As a nurse, I have been present many times when a last breath is taken. I have also been present when a baby takes their first breath; a special moment that is cherished and I am honoured to be apart of.
After becoming burnt out on a busy trauma ward at Auckland City Hospital, seeing far too much death and tragedy beyond my years, I needed a change a pace. So I spent some time working in a small rural Birthing Unit in Northland. We only accepted well babies and mothers, I was the only employee on for 12-hour shifts, working independently caring for mother and baby needs, focusing primarily on breastfeeding. It was a joy.
The first 48 hours of having a baby, are a sleep-deprived, emotional and at times, frustrating blur. I do whatever I can to ease this, even for a moment. This may be small things like holding baby so mum can have a shower, preparing meals, calming an anxious dad who doesn’t know why his son’s poop is yellow! And even the hands-on approach of teaching mum how to express colostrum for the first time.
One day, I cared for a mum who just had triplets. Talk about having your hands full!
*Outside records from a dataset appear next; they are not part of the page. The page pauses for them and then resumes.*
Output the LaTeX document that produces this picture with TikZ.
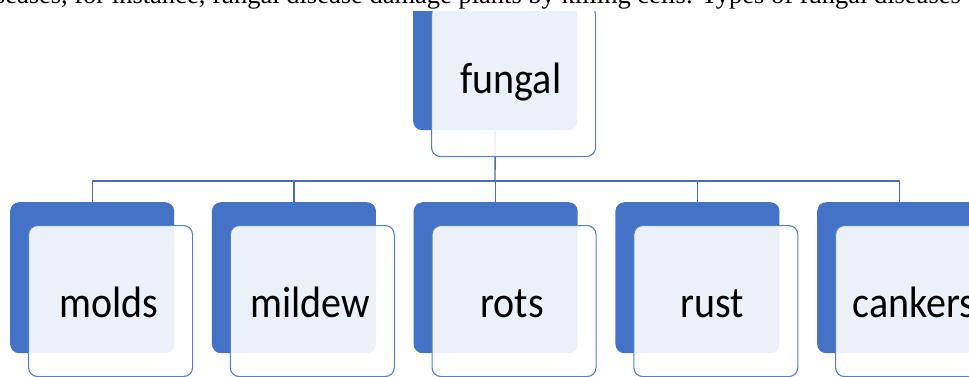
\documentclass[tikz,border=0pt]{standalone}
\usepackage{fontspec}
\setmainfont{Liberation Serif}
\newfontfamily\calib{Carlito}
\definecolor{blueA}{HTML}{4472C4}
\definecolor{blueB}{HTML}{5580CC}
\definecolor{lineC}{HTML}{4A6DB0}
\tikzset{
  backbox/.style={rectangle, rounded corners=9pt, fill=blueA, draw=none,
    minimum width=164pt, minimum height=151pt, inner sep=0pt, anchor=north west},
  frontbox/.style={rectangle, rounded corners=9pt, fill=white, fill opacity=0.9,
    text opacity=1, draw=blueB, draw opacity=1, line width=1.1pt,
    minimum width=164pt, minimum height=151pt, inner sep=0pt, anchor=north west},
  lbl/.style={anchor=base, inner sep=0pt, font=\calib\fontsize{40}{44}\selectfont},
  conn/.style={draw=lineC, line width=1.4pt}
}
\newcommand{\tallt}[1]{\scalebox{1}[1.1]{#1}}
\begin{document}
\begin{tikzpicture}[x=1pt,y=-1pt]
\useasboundingbox (0,0) rectangle (969,376);
% root
\node[backbox] (b0) at (413,-21) {};
\coordinate (bus) at (495,181);
% children back boxes
\node[backbox] (b1) at (10,202) {};
\node[backbox] (b2) at (211.75,202) {};
\node[backbox] (b3) at (413.5,202) {};
\node[backbox] (b4) at (615.25,202) {};
\node[backbox] (b5) at (817,202) {};
% connectors
\draw[conn] (b0.south) -- (bus);
\draw[conn] (b1.north) -- (b1.north |- bus) -- (b5.north |- bus) -- (b5.north);
\draw[conn] (b2.north |- bus) -- (b2.north);
\draw[conn] (b3.north |- bus) -- (b3.north);
\draw[conn] (b4.north |- bus) -- (b4.north);
% front boxes
\node[frontbox] (f0) at (431,5) {};
\node[frontbox] (f1) at (28,225) {};
\node[frontbox] (f2) at (229.75,225) {};
\node[frontbox] (f3) at (431.5,225) {};
\node[frontbox] (f4) at (633.25,225) {};
\node[frontbox] (f5) at (835,225) {};
% labels
\node[lbl] (t0) at (511,93) {\tallt{fungal}};
\node[lbl] (t1) at (109,317) {\tallt{molds}};
\node[lbl] (t2) at (310,317) {\tallt{mildew}};
\node[lbl] (t3) at (512,317) {\tallt{rots}};
\node[lbl] (t4) at (712.5,317) {\tallt{rust}};
\node[lbl] (t5) at (914,317) {\tallt{cankers}};
% cropped text line at top
\fill[white] (0,-40) rectangle (969,11);
\node[anchor=base east, inner sep=0pt, font=\fontsize{26.5}{30}\selectfont] (txt) at (961,3)
  {diseases, for instance, fungal disease damage plants by killing cells. Types of fungal diseases};
\end{tikzpicture}
\end{document}
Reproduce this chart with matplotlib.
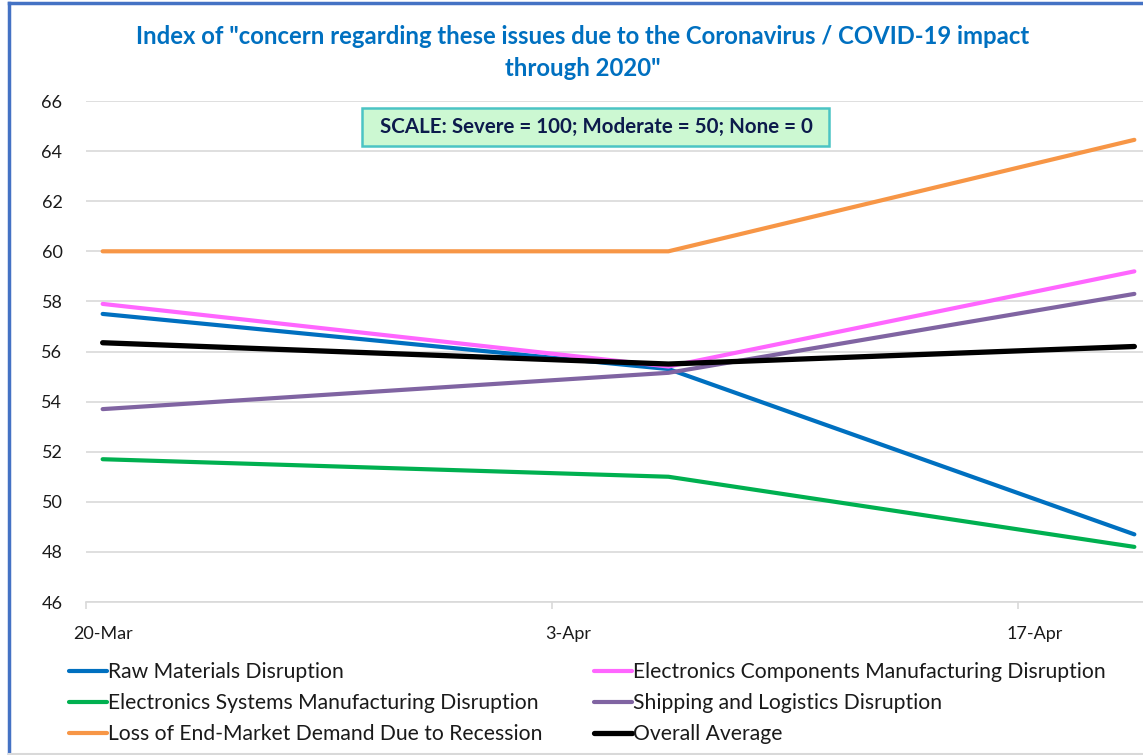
import matplotlib
matplotlib.use("Agg")
import matplotlib.pyplot as plt
import matplotlib.dates as mdates
from matplotlib.lines import Line2D
from matplotlib.patches import Rectangle
import pandas as pd

# survey dates and values
dates = pd.to_datetime(["2020-03-20", "2020-04-06", "2020-04-20"])
raw_materials = [57.5, 55.3, 48.7]
components = [57.9, 55.4, 59.2]
systems = [51.7, 51.0, 48.2]
shipping = [53.7, 55.15, 58.3]
end_market = [60.0, 60.0, 64.45]
overall = [56.35, 55.5, 56.2]

tick_dates = pd.to_datetime(["2020-03-20", "2020-04-03", "2020-04-17"])
tick_labels = ["20-Mar", "3-Apr", "17-Apr"]

names = ["Raw Materials Disruption",
         "Electronics Components Manufacturing Disruption",
         "Electronics Systems Manufacturing Disruption",
         "Shipping and Logistics Disruption",
         "Loss of End-Market Demand Due to Recession",
         "Overall Average"]
series = [raw_materials, components, systems, shipping, end_market, overall]
colors = ["#0070C0", "#FF66FF", "#00B050", "#8064A2", "#F79646", "#000000"]
widths = [3, 3, 3, 3, 3, 3.8]

plt.rcParams['font.family'] = ['Lato', 'DejaVu Sans']

W, H = 1143, 755
fig = plt.figure(figsize=(W / 100, H / 100), dpi=100)
ax = fig.add_axes([86 / W, 1 - 602 / H, (1151 - 86) / W, (602 - 101) / H])

lines = []
for vals, name, c, lw in zip(series, names, colors, widths):
    ln, = ax.plot(dates, vals, color=c, lw=lw, label=name, solid_capstyle='round')
    lines.append(ln)

x0 = mdates.date2num(dates[0]) - 0.5
x1 = mdates.date2num(dates[-1]) + 0.5
ax.set_xlim(x0, x1)
ax.set_ylim(46, 66)
ax.set_yticks(range(46, 67, 2))

# date axis: tick marks on day boundaries, labels at day centres
tnum = mdates.date2num(tick_dates)
ax.set_xticks(tnum - 0.5)
ax.set_xticklabels([])
ax.set_xticks(tnum, minor=True)
ax.set_xticklabels(tick_labels, minor=True)
ax.tick_params(axis='x', which='major', length=5, color='#D9D9D9', width=1.2)
ax.tick_params(axis='x', which='minor', length=0, pad=17, labelsize=13, labelcolor='#1a1a1a')
ax.tick_params(axis='y', length=0, pad=17, labelsize=13, labelcolor='#1a1a1a')

ax.grid(axis='y', color='#D9D9D9', lw=1.2)
ax.set_axisbelow(True)
for s in ['top', 'right', 'left']:
    ax.spines[s].set_visible(False)
ax.spines['bottom'].set_color('#D9D9D9')
ax.spines['bottom'].set_linewidth(1.2)

fig.text(583 / W, 1 - 36 / H,
         'Index of "concern regarding these issues due to the Coronavirus / COVID-19 impact',
         ha='center', va='center', fontsize=17.2, fontweight='bold', color='#0070C0')
fig.text(583 / W, 1 - 68 / H, 'through 2020"',
         ha='center', va='center', fontsize=17.2, fontweight='bold', color='#0070C0')

# scale note box
fig.patches.append(Rectangle((362 / W, 1 - 146 / H), (829 - 362) / W, 38 / H,
                             transform=fig.transFigure, facecolor='#CCF8D2',
                             edgecolor='#4BC4C4', lw=1.8, zorder=5))
fig.text(596 / W, 1 - 127 / H, 'SCALE: Severe = 100; Moderate = 50; None = 0',
         ha='center', va='center', fontsize=14.8, fontweight='bold', color='#0D1B4C', zorder=6)

# legend in two columns
col1 = [lines[0], lines[2], lines[4]]
col2 = [lines[1], lines[3], lines[5]]
for hs, xl in [(col1, 69), (col2, 594)]:
    fig.legend(handles=hs, loc='upper left', bbox_to_anchor=(xl / W, 1 - 662 / H),
               frameon=False, fontsize=15.2, handlelength=1.8, handletextpad=0.05,
               borderpad=0, borderaxespad=0, labelspacing=0.52, labelcolor='#1a1a1a')

# chart frame
fig.add_artist(Line2D([9 / W, 9 / W], [0, 1 - 3 / H], transform=fig.transFigure,
                      color='#4472C4', lw=2.5))
fig.add_artist(Line2D([9 / W, 1], [1 - 3 / H, 1 - 3 / H], transform=fig.transFigure,
                      color='#4472C4', lw=2.5))
fig.add_artist(Line2D([9 / W, 1], [1 / H, 1 / H], transform=fig.transFigure,
                      color='#D9D9D9', lw=1.5))

fig.savefig('out.png', dpi=100)
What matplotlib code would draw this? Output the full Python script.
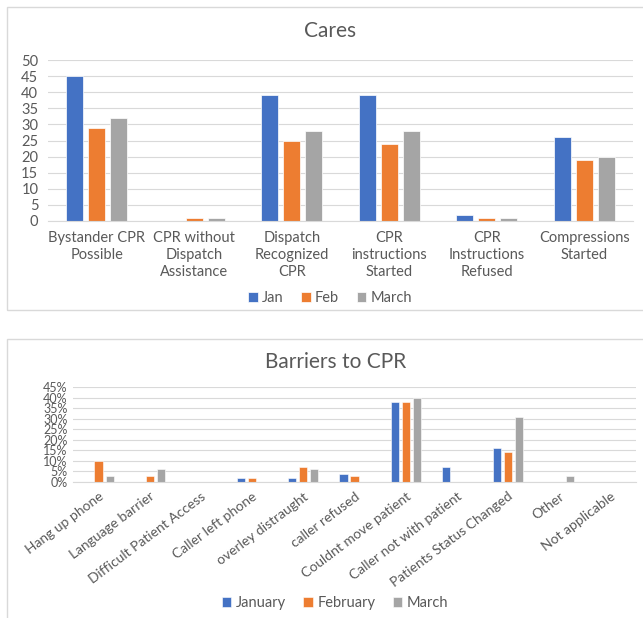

Breastfeeding proved to be challenging as a third baby was always left waiting, often crying hysterically waiting to be feed while the siblings had their feed. Luckily for mum, she had an extremely supportive husband and family who helped to feed expressed milk to the smaller baby who had difficulty latching and took turns doing diaper changes. I knew for this woman, it would take a village. Never underestimate the power of a community!
What I learnt is that no matter how scary it all seems and if you’re unsure if you are doing the right thing, remember that your maternal/paternal instincts are stronger than you know and to trust that. Also, the poop won’t stay yellow for long and yes, the umbilical cord will eventually fall out!